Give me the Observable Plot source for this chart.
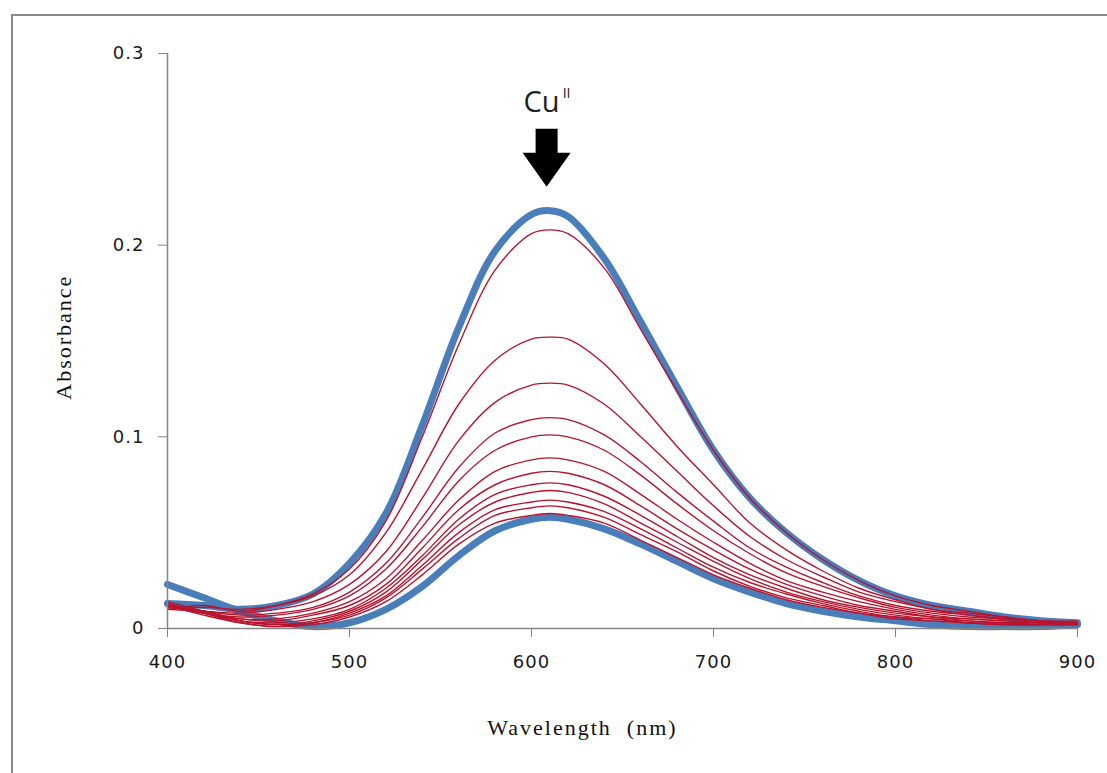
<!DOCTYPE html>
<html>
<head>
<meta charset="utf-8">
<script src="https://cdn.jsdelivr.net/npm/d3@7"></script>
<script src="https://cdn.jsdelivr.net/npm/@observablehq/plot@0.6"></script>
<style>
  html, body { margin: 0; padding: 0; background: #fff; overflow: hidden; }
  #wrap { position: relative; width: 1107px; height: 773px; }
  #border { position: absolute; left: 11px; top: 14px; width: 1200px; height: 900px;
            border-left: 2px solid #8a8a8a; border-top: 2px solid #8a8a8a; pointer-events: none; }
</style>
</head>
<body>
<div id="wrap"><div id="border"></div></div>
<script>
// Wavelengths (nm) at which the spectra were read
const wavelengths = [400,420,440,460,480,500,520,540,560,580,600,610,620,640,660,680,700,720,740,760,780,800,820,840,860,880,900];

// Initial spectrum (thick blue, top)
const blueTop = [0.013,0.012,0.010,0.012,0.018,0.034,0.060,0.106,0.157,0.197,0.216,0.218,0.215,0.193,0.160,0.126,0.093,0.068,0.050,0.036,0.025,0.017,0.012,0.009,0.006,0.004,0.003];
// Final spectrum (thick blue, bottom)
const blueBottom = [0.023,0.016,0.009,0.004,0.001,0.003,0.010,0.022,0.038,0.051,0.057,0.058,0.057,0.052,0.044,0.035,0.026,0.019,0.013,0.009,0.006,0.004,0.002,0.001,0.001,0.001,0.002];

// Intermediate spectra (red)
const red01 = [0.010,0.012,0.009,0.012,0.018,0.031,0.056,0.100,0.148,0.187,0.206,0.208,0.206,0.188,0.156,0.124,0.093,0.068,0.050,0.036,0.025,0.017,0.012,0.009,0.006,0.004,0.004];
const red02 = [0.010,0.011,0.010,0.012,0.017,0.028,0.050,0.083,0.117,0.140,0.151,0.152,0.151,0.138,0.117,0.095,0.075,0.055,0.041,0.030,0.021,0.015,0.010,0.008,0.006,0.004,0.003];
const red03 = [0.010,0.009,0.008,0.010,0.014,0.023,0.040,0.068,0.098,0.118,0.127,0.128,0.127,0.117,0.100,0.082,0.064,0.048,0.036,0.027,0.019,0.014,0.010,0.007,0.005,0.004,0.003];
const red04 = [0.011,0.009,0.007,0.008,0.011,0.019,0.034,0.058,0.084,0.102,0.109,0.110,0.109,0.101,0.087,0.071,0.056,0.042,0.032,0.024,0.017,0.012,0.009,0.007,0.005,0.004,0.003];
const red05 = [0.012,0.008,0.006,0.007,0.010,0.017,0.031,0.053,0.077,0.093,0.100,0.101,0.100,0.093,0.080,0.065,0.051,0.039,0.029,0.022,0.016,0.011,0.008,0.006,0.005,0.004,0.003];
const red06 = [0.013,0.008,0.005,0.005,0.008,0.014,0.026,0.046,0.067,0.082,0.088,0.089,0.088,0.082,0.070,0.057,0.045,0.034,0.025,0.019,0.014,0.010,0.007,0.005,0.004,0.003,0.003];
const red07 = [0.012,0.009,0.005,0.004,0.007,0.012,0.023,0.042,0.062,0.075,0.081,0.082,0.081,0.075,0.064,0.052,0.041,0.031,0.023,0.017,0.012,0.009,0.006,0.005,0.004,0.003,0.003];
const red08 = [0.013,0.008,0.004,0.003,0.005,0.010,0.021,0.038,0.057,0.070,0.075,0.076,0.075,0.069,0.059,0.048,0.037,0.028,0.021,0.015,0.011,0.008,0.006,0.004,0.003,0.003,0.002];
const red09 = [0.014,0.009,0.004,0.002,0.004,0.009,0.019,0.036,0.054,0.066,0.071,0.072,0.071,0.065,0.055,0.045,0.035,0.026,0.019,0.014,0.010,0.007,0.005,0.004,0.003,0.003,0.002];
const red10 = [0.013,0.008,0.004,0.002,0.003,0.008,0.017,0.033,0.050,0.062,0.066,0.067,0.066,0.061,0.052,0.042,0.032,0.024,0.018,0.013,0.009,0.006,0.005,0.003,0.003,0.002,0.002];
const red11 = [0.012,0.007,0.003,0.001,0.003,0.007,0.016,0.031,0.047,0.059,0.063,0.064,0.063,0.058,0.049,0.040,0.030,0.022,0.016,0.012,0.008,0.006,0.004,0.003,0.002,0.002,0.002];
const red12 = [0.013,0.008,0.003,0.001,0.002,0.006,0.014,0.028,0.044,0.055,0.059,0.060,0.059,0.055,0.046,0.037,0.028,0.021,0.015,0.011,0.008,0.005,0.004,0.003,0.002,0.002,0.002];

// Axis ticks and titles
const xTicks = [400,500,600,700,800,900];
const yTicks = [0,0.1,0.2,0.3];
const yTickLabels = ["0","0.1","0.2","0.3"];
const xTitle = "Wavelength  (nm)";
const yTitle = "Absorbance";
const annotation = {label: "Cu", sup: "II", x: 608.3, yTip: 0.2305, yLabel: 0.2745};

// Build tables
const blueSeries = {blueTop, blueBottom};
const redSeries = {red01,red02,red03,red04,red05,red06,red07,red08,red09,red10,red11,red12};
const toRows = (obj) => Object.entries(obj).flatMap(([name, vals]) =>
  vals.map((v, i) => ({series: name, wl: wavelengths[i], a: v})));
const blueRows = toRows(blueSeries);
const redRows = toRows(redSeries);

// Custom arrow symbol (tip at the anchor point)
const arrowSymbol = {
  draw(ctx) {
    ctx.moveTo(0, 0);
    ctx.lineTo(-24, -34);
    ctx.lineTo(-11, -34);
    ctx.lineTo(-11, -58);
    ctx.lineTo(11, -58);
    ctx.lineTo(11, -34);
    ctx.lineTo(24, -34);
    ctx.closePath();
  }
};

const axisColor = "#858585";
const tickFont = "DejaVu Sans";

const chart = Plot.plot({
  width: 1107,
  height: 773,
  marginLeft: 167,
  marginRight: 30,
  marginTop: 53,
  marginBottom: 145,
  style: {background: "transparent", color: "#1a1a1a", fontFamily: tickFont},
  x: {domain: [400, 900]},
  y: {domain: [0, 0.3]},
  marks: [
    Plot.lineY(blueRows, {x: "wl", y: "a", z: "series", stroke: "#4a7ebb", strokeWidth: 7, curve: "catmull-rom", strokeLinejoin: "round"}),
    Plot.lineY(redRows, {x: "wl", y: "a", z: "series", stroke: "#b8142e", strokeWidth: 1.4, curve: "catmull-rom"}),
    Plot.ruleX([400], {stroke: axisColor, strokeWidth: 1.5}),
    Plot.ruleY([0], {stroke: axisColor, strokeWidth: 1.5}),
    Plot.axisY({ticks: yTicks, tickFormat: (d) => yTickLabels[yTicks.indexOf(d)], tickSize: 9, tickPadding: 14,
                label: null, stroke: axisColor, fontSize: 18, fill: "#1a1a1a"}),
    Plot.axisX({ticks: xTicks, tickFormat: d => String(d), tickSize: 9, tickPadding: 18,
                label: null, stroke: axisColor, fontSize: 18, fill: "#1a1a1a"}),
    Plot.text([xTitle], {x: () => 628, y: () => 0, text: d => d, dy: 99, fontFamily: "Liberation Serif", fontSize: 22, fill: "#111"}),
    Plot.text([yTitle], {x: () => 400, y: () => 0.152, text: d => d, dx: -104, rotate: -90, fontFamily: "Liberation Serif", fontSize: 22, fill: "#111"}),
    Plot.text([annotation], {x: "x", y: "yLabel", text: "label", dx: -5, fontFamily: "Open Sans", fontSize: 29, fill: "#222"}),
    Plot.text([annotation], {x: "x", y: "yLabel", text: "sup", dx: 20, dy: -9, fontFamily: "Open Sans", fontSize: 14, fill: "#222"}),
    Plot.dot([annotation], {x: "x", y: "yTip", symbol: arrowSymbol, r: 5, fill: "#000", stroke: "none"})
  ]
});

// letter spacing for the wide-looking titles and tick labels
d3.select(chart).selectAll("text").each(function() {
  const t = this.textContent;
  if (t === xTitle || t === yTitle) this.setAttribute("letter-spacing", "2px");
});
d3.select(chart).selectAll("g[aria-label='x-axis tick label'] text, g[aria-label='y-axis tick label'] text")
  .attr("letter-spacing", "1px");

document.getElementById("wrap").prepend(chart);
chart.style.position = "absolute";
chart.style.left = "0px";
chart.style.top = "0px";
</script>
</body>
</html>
────
# Aim of the exercise:
In the listing above, how many lines include the word "chart"? Answer with the number and nothing more.

# Task output:
8